私はイオに話したいことがたくさんあったというのに・・・。
トラの馬鹿。

けれど、今回は大目に見て差し上げますわ。



病院の待合室で、私とシーナは二人きりで時が経つのを感じていました。


「サボはどうされたのですか?」

「アフターケアだって言って行っちゃった。」


今回の計画はほとんどサボが考えたことでした。

その上アフターケアだなんて、やることはきっちりとやる人間なのですね。
それにほんの少し頭がいいと思ってしまいました。


「マコ、嫉妬したりしないの?」


突然そんなことを言われ、私はその言葉の意味が理解できませんでした。
けれどすぐにわかったのです。

だって、嫉妬のような感情が生まれていたのは確かですもの。


「無いといえば嘘になります。」


私は苦笑いで答えました。


「トラは私の古い友人ですし、イオは初めてできたまともな友人。
二人とも私の大切な人ですもの。
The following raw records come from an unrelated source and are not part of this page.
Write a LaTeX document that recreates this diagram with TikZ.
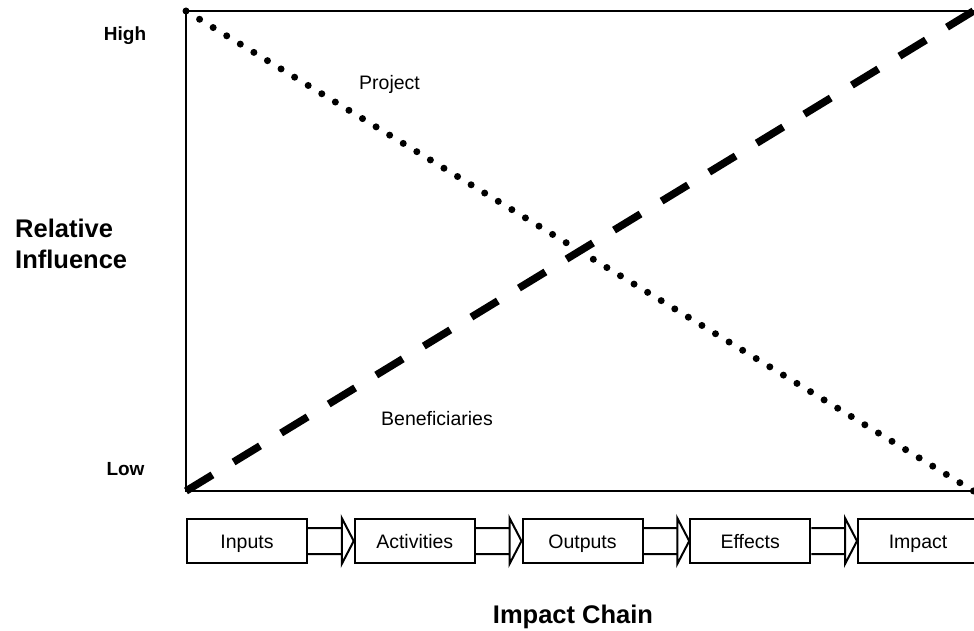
\documentclass[tikz,border=0pt]{standalone}
\usepackage{fontspec}
\setmainfont{Liberation Sans}
\usetikzlibrary{calc}

\tikzset{
  frameline/.style={line width=2pt, line cap=rect},
  projectline/.style={line width=7pt, line cap=round, dash pattern=on 0pt off 15.9pt},
  benefline/.style={line width=7.5pt, line cap=butt, dash pattern=on 31pt off 24.7pt},
  stagebox/.style={draw, line width=2pt, minimum width=120pt, minimum height=44pt,
    inner sep=0pt, text height=18pt, text depth=4pt, anchor=west,
    font=\fontsize{19.5}{23}\selectfont},
  chainarrow/.style={draw, line width=2pt, line join=miter},
  levellabel/.style={font=\bfseries\fontsize{19}{22}\selectfont, inner sep=0pt},
  axislabel/.style={font=\bfseries\fontsize{25.5}{31}\selectfont, inner sep=0pt},
  linelabel/.style={font=\fontsize{19.5}{23}\selectfont, inner sep=0pt}
}

\begin{document}
\begin{tikzpicture}[x=1pt, y=-1pt]
  \useasboundingbox (0,0) rectangle (974,631);

  % corners of the influence panel
  \coordinate (tl) at (186,11);
  \coordinate (bl) at (186,491);
  \coordinate (tr) at (973.5,11);
  \coordinate (br) at (973.5,491);

  % panel outline (right side lies at the page edge)
  \draw[frameline] (tr) -- (tl) -- (bl) -- (br);

  % influence curves
  \draw[projectline] (tl) -- (br);
  \draw[benefline] (bl) -- (tr);

  % labels
  \node[levellabel] (high) at (125,36) {High};
  \node[levellabel] (low) at (125.5,469) {Low};
  \node[axislabel, align=left, anchor=west] (axis) at (15,243.5) {Relative\\Influence};
  \node[linelabel, anchor=base] (proj) at (389.5,90) {Project};
  \node[linelabel, anchor=base] (bene) at (437,425) {Beneficiaries};
  \node[axislabel, anchor=base] (chain) at (573,623) {Impact Chain};

  % impact chain stages
  \node[stagebox] (s1) at (186,541) {Inputs};
  \node[stagebox] (s2) at (353.75,541) {Activities};
  \node[stagebox] (s3) at (521.5,541) {Outputs};
  \node[stagebox] (s4) at (689.25,541) {Effects};
  \node[stagebox] (s5) at (857,541) {Impact};

  % block arrows between stages
  \foreach \a/\b in {s1/s2, s2/s3, s3/s4, s4/s5} {
    \draw[chainarrow]
      ([yshift=-13pt]\a.east) -- ([xshift=-12pt,yshift=-13pt]\b.west)
      -- ([xshift=-12pt]\b.north west) -- (\b.west)
      -- ([xshift=-12pt]\b.south west) -- ([xshift=-12pt,yshift=13pt]\b.west)
      -- ([yshift=13pt]\a.east);
  }
\end{tikzpicture}
\end{document}
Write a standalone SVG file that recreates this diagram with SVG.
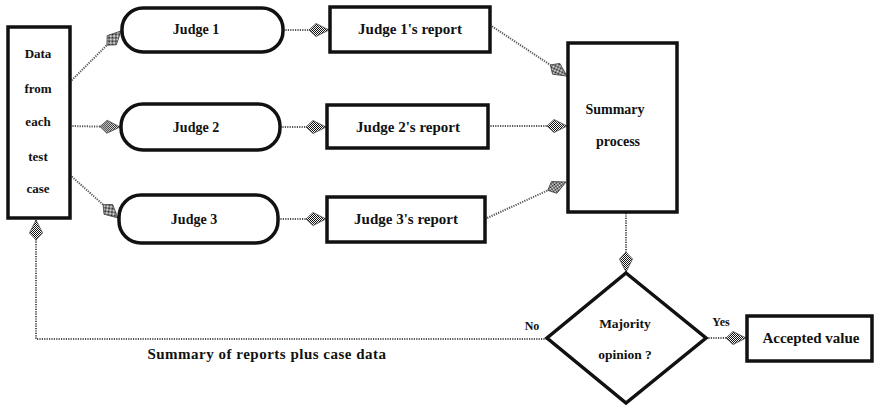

」


私は友人としての嫉妬を二人に感じていました。

古くから私に付き従ってきたトラを、イオに取られてしまうという感情。
美人で素敵なイオを、トラに奪われてしまうかもしれないという感情。

どちらの感情も“嫉妬”という言葉が合います。


「けれどトラのお陰で、イオの男性に対する偏見が無くなればいいなとは思います。
あんなに美人なのに勿体無いと思いません?」

「確かに。」


シーナは笑って答えました。



嫉妬のような感情は生まれていても、やはり心のどこかではあの二人がうまくいけばいいと願っているのです。


乙女心も友情も厄介な感情には変わりありません。